The following article is from the National Right to Work Legal Defense Foundation’s bi-monthly Foundation Action Newsletter, September/October 2021 edition. To view other editions of Foundation Action or to sign up for a free subscription, click here.
Employee wanted to stop dues but law let union bosses demand photo ID
Foundation staff attorney William Messenger scored a huge win for worker freedom in Janus. He’s now on Amber Walker’s legal team.
IRVINE, CA – California has long been at the forefront when it comes to promoting forced union dues. So when it became clear the Supreme Court would likely side with National Right to Work Foundation staff attorneys in the 2018 Janus v. AFSCME case, union boss allies in the California legislature quickly got to work passing laws to undermine public employees’ First Amendment rights. Among the most pernicious of the series of California’s anti-Janus laws is one that gives government union bosses unilateral control over which workers have dues money seized from their paychecks, even over the objections of those workers.
Now, with free legal representation from National Right to Work Foundation staff attorneys, University of California Irvine lab assistant Amber Walker is challenging the law in the U.S. District Court for the Central District of California, suing both the University of California system and University Professional and Technical Employees (Communications Workers of America, UPTE-CWA 9119) union officials.
Her case contends that the California statute, which makes public employers completely subservient to union officials on dues issues, let union bosses demand she provide a photo ID just to exercise her First Amendment right to stop union financial support. Her Foundation-provided staff attorneys argue that the California statute violates both due process and First Amendment guarantees.

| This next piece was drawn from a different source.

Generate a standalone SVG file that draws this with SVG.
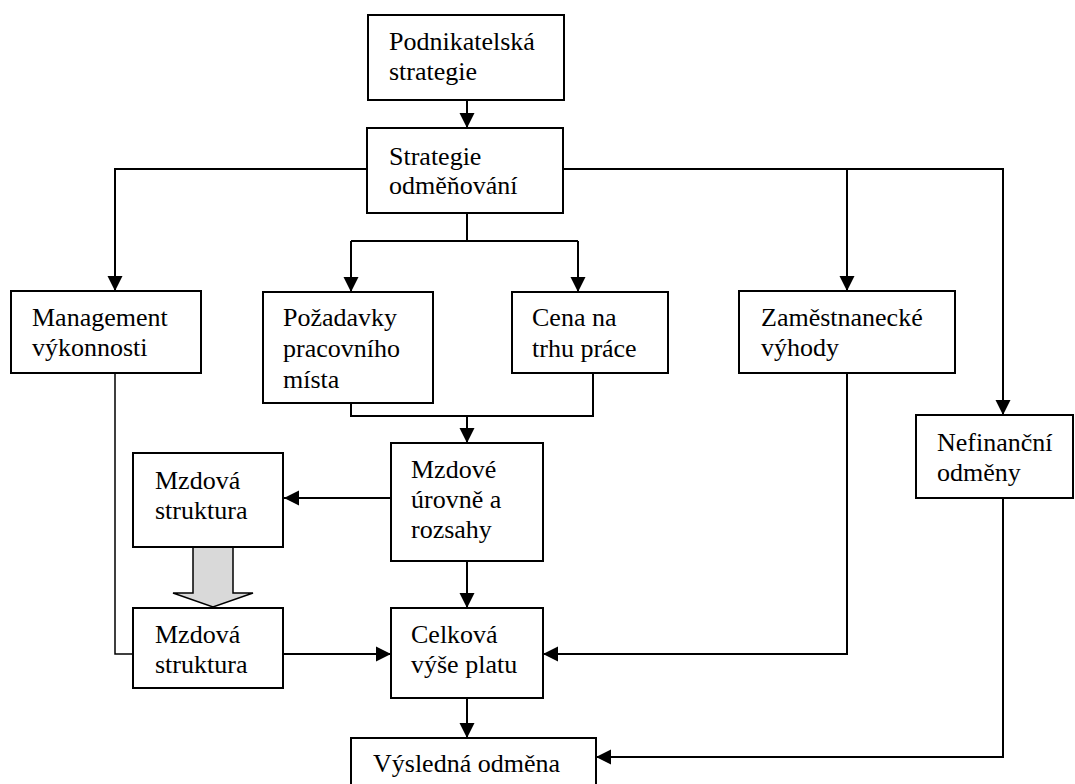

In the Foundation-argued Janus v. AFSCME Supreme Court case, the Court declared that forcing public sector workers to fund unions as a condition of employment violates the First Amendment. The Justices also ruled that union dues can only be taken from a public employee with an affirmative and knowing waiver of that employee’s First Amendment right not to pay.
“The University is leaving me helpless against these union officials who just seem to want to take my money despite the fact that I clearly don’t want to be part of the union,” Walker told a Los Angeles Times reporter. “The Janus decision said that I should have a choice when it comes to supporting a union, but UPTE has been denying me my rights and the university is letting the union get away with it.”
Statute Prevents Workers from Telling University Admin to Stop Illegal Takings
Walker’s lawsuit explains that she sent CWA union bosses a letter in June 2021 exercising her right to end her union membership and all union dues deductions from her wages. Although Walker submitted this message within a short annual “escape period” that CWA officials impose to limit when workers can revoke dues deductions, they still rebuffed her request, telling her she needed to mail them a copy of a photo ID to effectuate her revocation.
The photo ID requirement, seemingly adopted purely to frustrate workers’ attempts to exercise their constitutional rights, is mentioned nowhere on the dues deduction card Walker had previously signed to initiate dues payments.
Lawsuit: Union Officials Should Not Control Workers’ First Amendment Rights
UC Irvine and CWA officials are still seizing cash from Walker’s paycheck, and will likely continue to do so for at least another year as the CWA’s arbitrary and short annual “window period” elapsed by the time CWA officials notified Walker that her attempt to stop dues was rejected for lack of photo ID.
The university administration can’t stop dues payments for Walker because of the California statute that gives union officials total control over union dues deductions.
Foundation staff attorneys state in Walker’s complaint that, because of the California statute, CWA officials were able to trample Walker’s desire to keep her own money and were allowed to infringe on her First Amendment Janus rights.
Walker seeks refunds of the dues taken from her and other university workers under CWA’s photo ID scheme. She also seeks to stop the State of California from enforcing the state law outsourcing the process for stopping and starting union dues deductions to self-interested union officials.
UPTE Bosses Designed Scheme Knowing CA Law Would Protect Them
“California CWA union bosses clearly value illegally filling their coffers with Ms. Walker’s money over respecting her First Amendment and due process rights,” commented National Right to Work Foundation Vice President and Legal Director Raymond LaJeunesse. “They created this photo ID requirement out of thin air to block workers from exercising their Janus rights, safe in the knowledge that California’s union dues policies would stifle any chance a public worker has of getting his or her employer to stop seizing dues money for the union.”
“By giving union bosses total control over how and when workers can exercise their First Amendment Janus right to stop dues payments, California is allowing the fox to guard the henhouse to the detriment of public employees’ constitutional rights,” added LaJeunesse.